About this work
For many years, the Argentine composer Alberto Ginastera shied away from writing any music for guitar. As a non-player, writing for the instrument was difficult and this fact, he said, "checked my creativity, although the guitar is the national instrument of my homeland." It was only in the 1970s, when the Brazilian guitarist Carlos Barbosa-Lima asked for a composition, that he finally wrote for the guitar. At that time, he said, he realized that the "guitar repertoire in fact consisted solely of little pieces, with virtually no large, uniform works." Therefore he decided to write a sonata in the standard four, albeit concise, movements, each lasting between two and four minutes. The sonata was quickly recognized as one of the major pieces in the guitar repertory.

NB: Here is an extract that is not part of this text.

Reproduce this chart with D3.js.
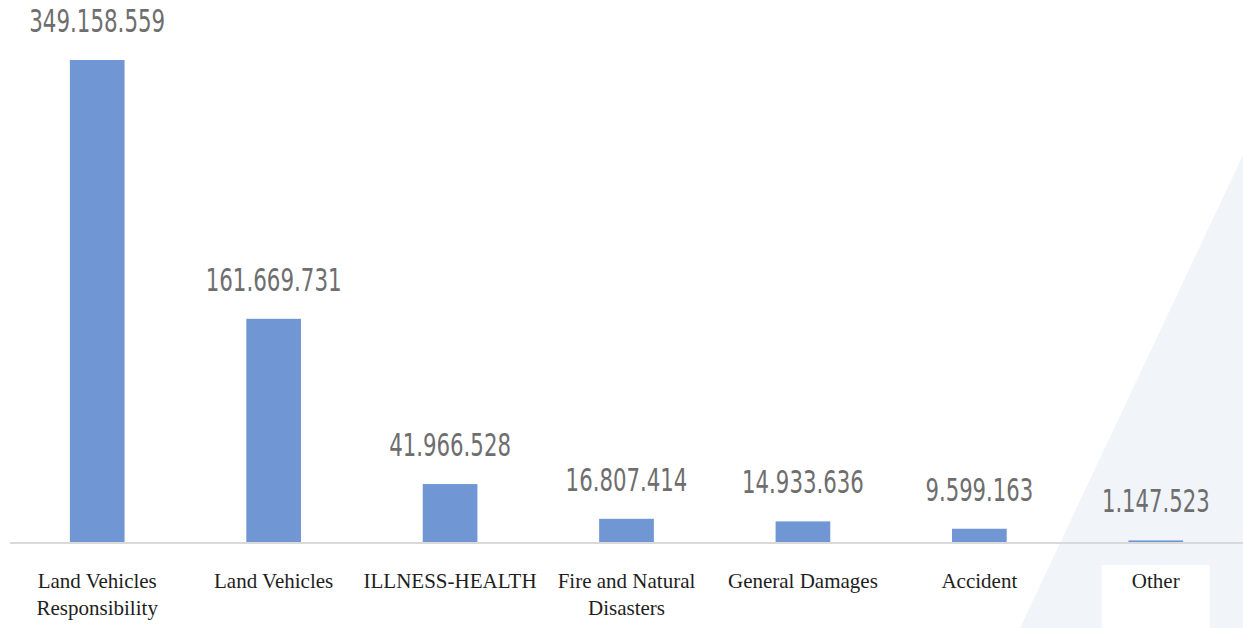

Ginastera added a few musical "special effects" to the usual sounds of the guitar. The opening "Esordio" is built on two themes: One has the quality of an exhortation, with accompaniment of punctuating chords. The other theme is more lyrical, with percussion effects. The second-movement Scherzo is perhaps the most extreme in its use of unusual sound effects: glissandi of both single notes and chords, strumming on the strings in the area where they are attached to their tuning pegs, and causing the strings to snap against the fingerboard punctuate a rhythmic movement. At times, the rhythm stops for some serious-sounding out-of-tempo statements, which are then interrupted by the scherzo. However, the third movement, the "Canto" is entirely unmeasured, like a flowing, improvised serenade, with frequent changes of tempo and spirit. The final movement is a vigorous rondo, with rhythms that can be traced back to pre-Columbian cultures of the Pampas.